* Task brief: With the images removed, repeat the data below exactly.

* Data lines:
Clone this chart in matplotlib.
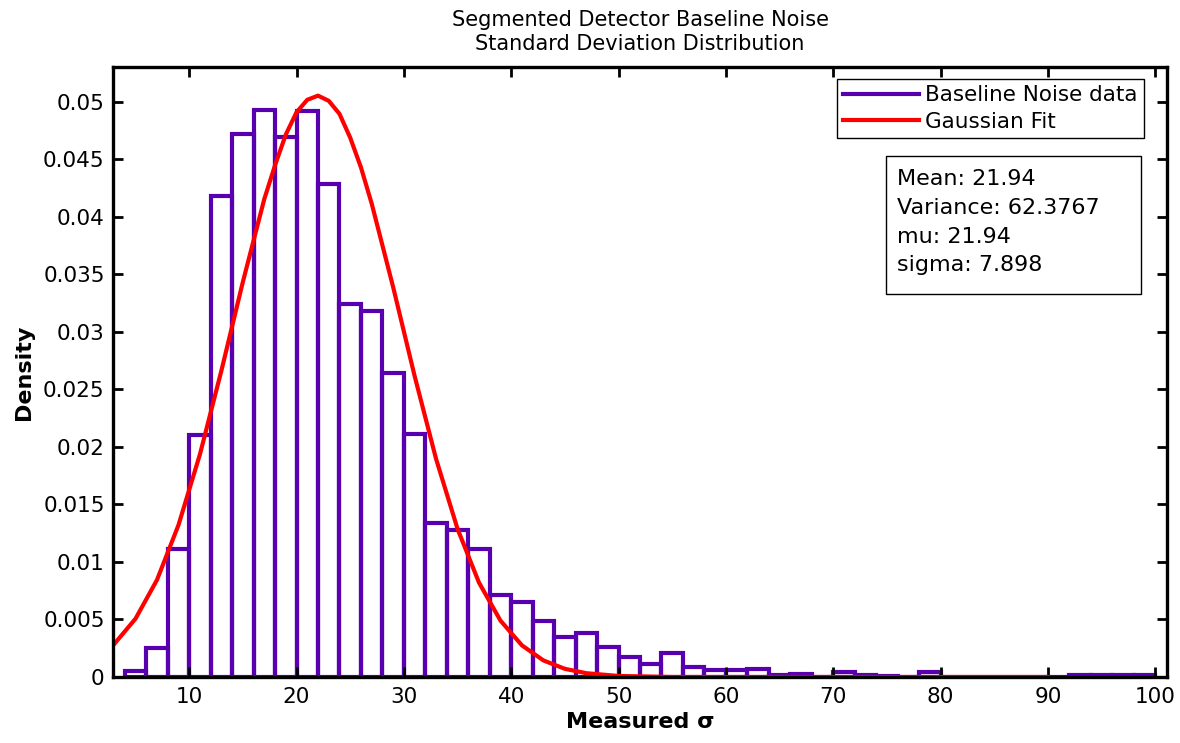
import matplotlib.pyplot as plt
import matplotlib.patches as patches
from matplotlib.lines import Line2D
from matplotlib.ticker import FuncFormatter

# histogram bins (left edges, width 2) and densities
bin_left = [4, 6, 8, 10, 12, 14, 16, 18, 20, 22, 24, 26, 28, 30, 32, 34,
            36, 38, 40, 42, 44, 46, 48, 50, 52, 54, 56, 58, 60, 62, 64, 66,
            68, 70, 72, 74, 76, 78, 80, 82, 84, 86, 88, 90, 92, 94, 96, 98]
density = [0.0005, 0.0025, 0.0111, 0.0210, 0.0418, 0.0472, 0.0493, 0.0469,
           0.0492, 0.0428, 0.0324, 0.0318, 0.0264, 0.0211, 0.0134, 0.0128,
           0.0111, 0.0071, 0.0065, 0.0049, 0.0035, 0.0038, 0.0026, 0.0017,
           0.0011, 0.0021, 0.0009, 0.0006, 0.0006, 0.0007, 0.0002, 0.0003,
           0.0, 0.0004, 0.0002, 0.0001, 0.0, 0.0004, 0.0, 0.0, 0.0, 0.0,
           0.0, 0.0, 0.0002, 0.0002, 0.0002, 0.0002]
bin_width = 2

# red fit curve
fit_x = [3, 5, 7, 9, 11, 13, 15, 17, 18, 19, 20, 21, 22, 23, 24, 25, 26,
         27, 29, 31, 33, 35, 37, 39, 41, 43, 45, 47, 50, 55, 60, 90]
fit_y = [0.00285, 0.00507, 0.00844, 0.0132, 0.01935, 0.02662, 0.03433,
         0.04154, 0.04447, 0.04713, 0.04907, 0.05015, 0.05051, 0.05006,
         0.04893, 0.04686, 0.04428, 0.04114, 0.03388, 0.02616, 0.01895,
         0.01287, 0.0082, 0.0049, 0.00275, 0.00144, 0.00071, 0.00033,
         0.00009, 0.0, 0.0, 0.0]

stats = ["Mean: 21.94", "Variance: 62.3767", "mu: 21.94", "sigma: 7.898"]

purple = "#5800b0"
red = "#ff0000"

plt.rcParams["font.family"] = ["DejaVu Sans"]

fig = plt.figure(figsize=(11.8, 7.43), dpi=100)
ax = fig.add_axes([113 / 1180, 1 - 677 / 743, 1054 / 1180, 610 / 743])

ax.bar(bin_left, density, width=bin_width, align="edge", fill=False,
       edgecolor=purple, linewidth=3, zorder=1)
ax.plot(fit_x, fit_y, color=red, linewidth=3, zorder=2)

ax.set_xlim(2.9, 101.1)
ax.set_ylim(0, 0.053)
ax.set_xticks(range(10, 101, 10))
ax.set_yticks([i * 0.005 for i in range(11)])
ax.yaxis.set_major_formatter(FuncFormatter(lambda v, p: "%g" % round(v, 4)))
ax.tick_params(direction="in", length=7, width=2, labelsize=15.5,
               top=True, right=True)
ax.tick_params(axis="x", pad=7)
ax.tick_params(axis="y", pad=6)
for s in ax.spines.values():
    s.set_linewidth(2.4)
    s.set_zorder(3)

ax.set_xlabel("Measured σ", fontsize=16, fontweight="bold")
ax.set_ylabel("Density", fontsize=16, fontweight="bold")
ax.xaxis.set_label_coords(0.5, -0.058)
ax.yaxis.set_label_coords(-0.075, 0.5)

ax.set_title("Segmented Detector Baseline Noise\nStandard Deviation Distribution",
             fontsize=15, linespacing=1.3, pad=12)

handles = [Line2D([], [], color=purple, linewidth=3),
           Line2D([], [], color=red, linewidth=3)]
leg = fig.legend(handles, ["Baseline Noise data", "Gaussian Fit"],
                 loc="upper right", bbox_to_anchor=(1144 / 1180, 1 - 79 / 743),
                 fontsize=15.5, handlelength=3.5, handletextpad=0.3,
                 labelspacing=0.3, borderpad=0.3, borderaxespad=0,
                 fancybox=False, framealpha=1, edgecolor="black")
leg.get_frame().set_linewidth(1)

box = patches.Rectangle((886 / 1180, 1 - 294 / 743), 255 / 1180, 138 / 743,
                        transform=fig.transFigure, facecolor="white",
                        edgecolor="black", linewidth=1)
fig.patches.append(box)
fig.text(897 / 1180, 1 - 169 / 743, "\n".join(stats), fontsize=16,
         va="top", ha="left", linespacing=1.55)

fig.savefig("out.png", dpi=100)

* Task output:
Clone this chart in matplotlib.
import matplotlib.pyplot as plt
import matplotlib.patches as patches
from matplotlib.lines import Line2D
from matplotlib.ticker import FuncFormatter

# histogram bins (left edges, width 2) and densities
bin_left = [4, 6, 8, 10, 12, 14, 16, 18, 20, 22, 24, 26, 28, 30, 32, 34,
            36, 38, 40, 42, 44, 46, 48, 50, 52, 54, 56, 58, 60, 62, 64, 66,
            68, 70, 72, 74, 76, 78, 80, 82, 84, 86, 88, 90, 92, 94, 96, 98]
density = [0.0005, 0.0025, 0.0111, 0.0210, 0.0418, 0.0472, 0.0493, 0.0469,
           0.0492, 0.0428, 0.0324, 0.0318, 0.0264, 0.0211, 0.0134, 0.0128,
           0.0111, 0.0071, 0.0065, 0.0049, 0.0035, 0.0038, 0.0026, 0.0017,
           0.0011, 0.0021, 0.0009, 0.0006, 0.0006, 0.0007, 0.0002, 0.0003,
           0.0, 0.0004, 0.0002, 0.0001, 0.0, 0.0004, 0.0, 0.0, 0.0, 0.0,
           0.0, 0.0, 0.0002, 0.0002, 0.0002, 0.0002]
bin_width = 2

# red fit curve
fit_x = [3, 5, 7, 9, 11, 13, 15, 17, 18, 19, 20, 21, 22, 23, 24, 25, 26,
         27, 29, 31, 33, 35, 37, 39, 41, 43, 45, 47, 50, 55, 60, 90]
fit_y = [0.00285, 0.00507, 0.00844, 0.0132, 0.01935, 0.02662, 0.03433,
         0.04154, 0.04447, 0.04713, 0.04907, 0.05015, 0.05051, 0.05006,
         0.04893, 0.04686, 0.04428, 0.04114, 0.03388, 0.02616, 0.01895,
         0.01287, 0.0082, 0.0049, 0.00275, 0.00144, 0.00071, 0.00033,
         0.00009, 0.0, 0.0, 0.0]

stats = ["Mean: 21.94", "Variance: 62.3767", "mu: 21.94", "sigma: 7.898"]

purple = "#5800b0"
red = "#ff0000"

plt.rcParams["font.family"] = ["DejaVu Sans"]

fig = plt.figure(figsize=(11.8, 7.43), dpi=100)
ax = fig.add_axes([113 / 1180, 1 - 677 / 743, 1054 / 1180, 610 / 743])

ax.bar(bin_left, density, width=bin_width, align="edge", fill=False,
       edgecolor=purple, linewidth=3, zorder=1)
ax.plot(fit_x, fit_y, color=red, linewidth=3, zorder=2)

ax.set_xlim(2.9, 101.1)
ax.set_ylim(0, 0.053)
ax.set_xticks(range(10, 101, 10))
ax.set_yticks([i * 0.005 for i in range(11)])
ax.yaxis.set_major_formatter(FuncFormatter(lambda v, p: "%g" % round(v, 4)))
ax.tick_params(direction="in", length=7, width=2, labelsize=15.5,
               top=True, right=True)
ax.tick_params(axis="x", pad=7)
ax.tick_params(axis="y", pad=6)
for s in ax.spines.values():
    s.set_linewidth(2.4)
    s.set_zorder(3)

ax.set_xlabel("Measured σ", fontsize=16, fontweight="bold")
ax.set_ylabel("Density", fontsize=16, fontweight="bold")
ax.xaxis.set_label_coords(0.5, -0.058)
ax.yaxis.set_label_coords(-0.075, 0.5)

ax.set_title("Segmented Detector Baseline Noise\nStandard Deviation Distribution",
             fontsize=15, linespacing=1.3, pad=12)

handles = [Line2D([], [], color=purple, linewidth=3),
           Line2D([], [], color=red, linewidth=3)]
leg = fig.legend(handles, ["Baseline Noise data", "Gaussian Fit"],
                 loc="upper right", bbox_to_anchor=(1144 / 1180, 1 - 79 / 743),
                 fontsize=15.5, handlelength=3.5, handletextpad=0.3,
                 labelspacing=0.3, borderpad=0.3, borderaxespad=0,
                 fancybox=False, framealpha=1, edgecolor="black")
leg.get_frame().set_linewidth(1)

box = patches.Rectangle((886 / 1180, 1 - 294 / 743), 255 / 1180, 138 / 743,
                        transform=fig.transFigure, facecolor="white",
                        edgecolor="black", linewidth=1)
fig.patches.append(box)
fig.text(897 / 1180, 1 - 169 / 743, "\n".join(stats), fontsize=16,
         va="top", ha="left", linespacing=1.55)

fig.savefig("out.png", dpi=100)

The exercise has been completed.